PENTAHELIX-BATIK 2025 : Menenun Tradisi, Menyulam Inovasi
Diterbitkan pada: 05 November 2025 Reporter: Valencia Diandra Syalomita, Felita Gazella Hartoyo, Angelica Feliciona Theritno Fotografer: Ryco Elka Chandra, Agatha Nadya Christie, Tim Dokumentasi Library at PCU
Dalam memperingati Hari Batik Nasional, Petra Christian University (PCU) menggelar pameran batik di Perpustakaan, Lantai 6, Gedung Radius Prawiro. Pameran diadakan selama bulan Oktober sampai awal bulan November, tepatnya pada Rabu (01/10/2025) hingga Sabtu (01/11/2025).
Pameran ini mengusung tema ‘Memetik Pucuk Batik’ yang lahir dari gagasan kesinambungan. Budaya membatik merupakan bentangan kisah, sejarah, dan jejak tradisi yang diwariskan lintas generasi.
Kata ‘memetik’ melambangkan tindakan generasi kini dalam memanen buah dari pohon yang telah ditanam generasi sebelumnya. Sementara, ‘pucuk’ menyimbolkan tunas muda yang meneruskan tradisi dengan caranya sendiri.
Memetik Pucuk Batik menampilkan dua wajah batik yang saling melengkapi, yakni Batik Belanda dan Batik Dolly. Batik Belanda mencerminkan pengaruh Eropa dalam budaya Indonesia pada masa kolonial Belanda. Batik jenis ini menampilkan perpaduan estetika Jawa dengan unsur visual Eropa yang kuat.
Ketua penyelenggara, Dr. Aniendya Christianna, S.Sn., M.Med.Kom. memaparkan, “Batik-batik yang ada di Indonesia sebagian besar itu motifnya flora dan fauna.” Ia menuturkan, pengaruh Eropa tampak melalui motif tokoh Snow White dan Cinderella yang diadaptasi dalam batik.
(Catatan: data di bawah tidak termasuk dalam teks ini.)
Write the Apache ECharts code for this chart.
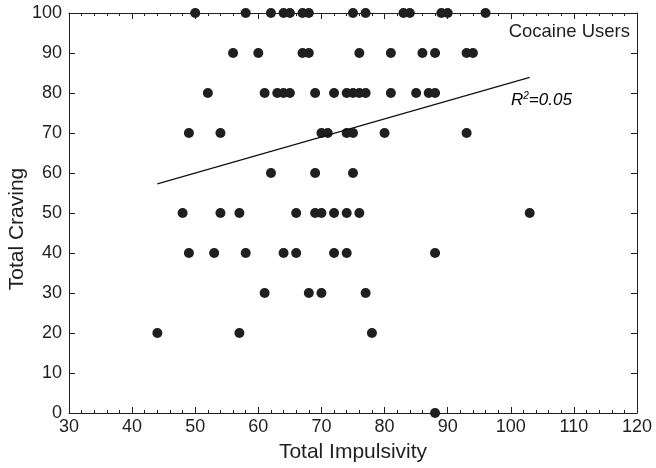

Terdapat pula motif berbentuk kapal perang, mahkota, dan elemen kehidupan Eropa lainnya.
Di sisi lain, Batik Dolly lahir sebagai wujud kreativitas dari proses pemberdayaan masyarakat di kawasan Kampung Dolly, Surabaya. Wilayah ini mengalami transformasi sosial dan budaya setelah melalui fase kelam dalam sejarahnya. Melalui pendampingan dosen dan mahasiswa PCU, masyarakat setempat dibina untuk mengembangkan potensi seni dan ekonomi lokal melalui membatik.
Dalam gelar wicara ini, hadir pula lima narasumber yang ikut memberikan pemaparan terkait perkembangan batik. Drs. Gatut Priyowidodo, PhD., menyoroti peran masyarakat sebagai pencipta nilai budaya melalui museum batik. Museum menjadi wadah sekaligus penghubung antara masa lalu dan masa kini yang patut dilestarikan. Dr. Ido Prijana Hadi, M.Si., turut menambahkan adanya teknologi di masa kini mempermudah masyarakat mengakses isi museum. Dengan demikian, generasi muda dapat memanfaatkannya untuk melestarikan batik dan nilai budaya.
Anik Rakhmawati, M.Pd. menegaskan, batik adalah identitas dan kesatuan bangsa yang memiliki nilai serta makna berharga. Selain itu, batik dapat digunakan secara luas karena memiliki gaya yang santun dan elegan.
Ada pula kisah di balik Batik Dolly yang turut membuktikan, batik tumbuh melalui kolaborasi, semangat, dan doa. Pepatah dari suku Sumba mengatakan, "Jika tidak bertenun, maka matilah suku mereka." Hal ini berhubungan dengan warga Dolly yang menganggap batik tidak hanya sebagai kain. Namun juga martabat dan kebanggaan kampung mereka. Silvia Ratnani, Shi., perwakilan industri kreatif inovasi Batik Dolly mengatakan, pemberdayaan tidak harus dari tempat yang sempurna, melainkan dari niat.
Batik telah melalui berbagai proses perkembangan agar sesuai dengan kebutuhan masyarakat. Produksi, tenun, dan hasil batik saat ini sudah semakin baik. Sayangnya, masyarakat memiliki keterbatasan dalam keterampilan untuk mempromosikan batik. Karena itu, Dr. Ir. Lintu Tulisyantoro, M.Ds., berharap adanya pendampingan dan dukungan masyarakat agar batik terus lestari.
Acara ini bertujuan memperkenalkan hasil riset penyelenggara selaku kontributor dalam pengembangan dan penyebaran karya batik kepada masyarakat luas. Pelaksanaannya sekaligus mewadahi apresiasi, edukasi, dan pelestarian budaya batik melalui kolaborasi antara akademisi dan masyarakat.